Bench Memos

What’s the Best Way to Restore Constitutional Government?

Should we amend the Constitution to “correct” our officials’ failure to honor it?

Earlier this month, Texas governor Greg Abbott generated national attention when he urged the Texas Legislature to formally call for a “convention of states” pursuant to Article V of the U.S. Constitution, for the purpose of considering nine constitutional amendments, in order to rein in the overreaching federal government and restore the proper balance of power between the states and the federal government. Abbott’s proposal echoes the Constitutional Convention advocated by radio talk-show host Mark Levin in his bestselling book The Liberty Amendments: Restoring the American Republic (2013).

Abbott’s proposal, which he calls the “Texas Plan,” is outlined in an impressive 92-page document containing 353 footnotes. The Texas Plan provoked commentary from both ends of the political spectrum (e.g., here, here, here, and here). My own take on the subject is contained in an essay I posted today on the Library of Law and Liberty. To summarize, it is very unlikely that the requisite two-thirds of the states (34 in total) would join in calling for a Constitutional Convention, and even less likely that three-fourths of the states (38 in total) would ratify Abbott’s nine proposed amendments if they were adopted.

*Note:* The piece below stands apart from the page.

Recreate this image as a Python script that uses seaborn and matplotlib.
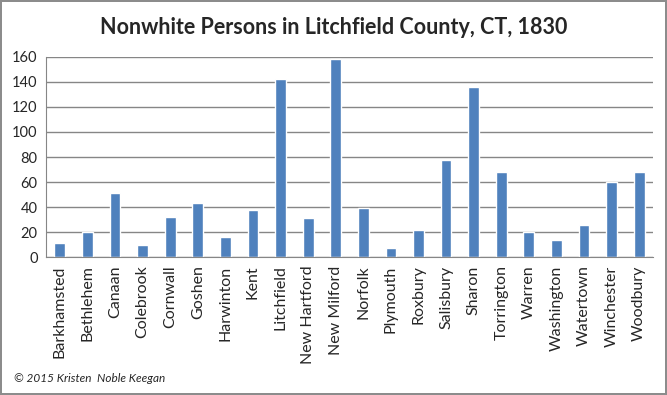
import matplotlib
matplotlib.use('Agg')
import matplotlib.pyplot as plt
import seaborn as sns
import numpy as np
import pandas as pd

towns = ['Barkhamsted', 'Bethlehem', 'Canaan', 'Colebrook', 'Cornwall', 'Goshen',
         'Harwinton', 'Kent', 'Litchfield', 'New Hartford', 'New Milford', 'Norfolk',
         'Plymouth', 'Roxbury', 'Salisbury', 'Sharon', 'Torrington', 'Warren',
         'Washington', 'Watertown', 'Winchester', 'Woodbury']
persons = [11, 20, 51, 10, 32, 43, 16, 38, 142, 31, 158, 39,
           7, 22, 78, 136, 68, 20, 14, 26, 60, 68]
yticks = [0, 20, 40, 60, 80, 100, 120, 140, 160]

df = pd.DataFrame({'town': towns, 'persons': persons})

sns.set_style('white')
plt.rcParams['font.family'] = ['Lato', 'DejaVu Sans']

fig = plt.figure(figsize=(6.67, 3.95), dpi=100, linewidth=1.5, edgecolor='#8c8c8c')
ax = fig.add_axes([0.069, 0.349, 0.91, 0.507])

sns.barplot(data=df, x='town', y='persons', color='#4F81BD', saturation=1,
            width=0.39, ax=ax)

ax.set_ylim(0, 160)
ax.set_xlim(-0.5, len(towns) - 0.5)
ax.set_yticks(yticks)
ax.set_yticklabels([str(t) for t in yticks], fontsize=10.5)
ax.yaxis.grid(True, color='#868686', linewidth=1)
ax.set_axisbelow(True)
ax.set_xlabel('')
ax.set_ylabel('')
ax.set_xticks(range(len(towns)))
ax.set_xticklabels(towns, rotation=90, fontsize=11.5)
ax.set_xticks(np.arange(-0.5, len(towns), 1), minor=True)
ax.tick_params(axis='x', which='major', length=0, pad=6)
ax.tick_params(axis='x', which='minor', length=5, color='#868686', width=1)
ax.tick_params(axis='y', length=4, color='#868686', width=1, pad=2)

for side in ['top', 'right']:
    ax.spines[side].set_visible(False)
ax.spines['left'].set_color('#868686')
ax.spines['bottom'].set_color('#868686')

fig.text(0.5, 0.93, 'Nonwhite Persons in Litchfield County, CT, 1830',
         ha='center', va='center', fontsize=15.5, fontweight='bold')
fig.text(0.021, 0.043, '\u00a9 2015 Kristen  Noble Keegan', fontsize=8.5,
         style='italic', ha='left', va='center')

fig.savefig('out.png', dpi=100, edgecolor=fig.get_edgecolor())
plt.close(fig)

Factor in the risk of a runaway convention, and efforts would be better spent educating the public about how we arrived at the dysfunctional status quo Abbott correctly bemoans.

The ultimate solution, I conclude, “lies in the election of a conservative President and a principled U.S. Senate, who would appoint and confirm a majority of sound, committed originalists to the U.S. Supreme Court.” A majority of justices in the mold of Clarence Thomas, Samuel Alito, and Antonin Scalia would do more to restore the Constitution than a plethora of pie-in-the-sky amendments.

— Mark Pulliam, a retired attorney, writes from Austin, Texas.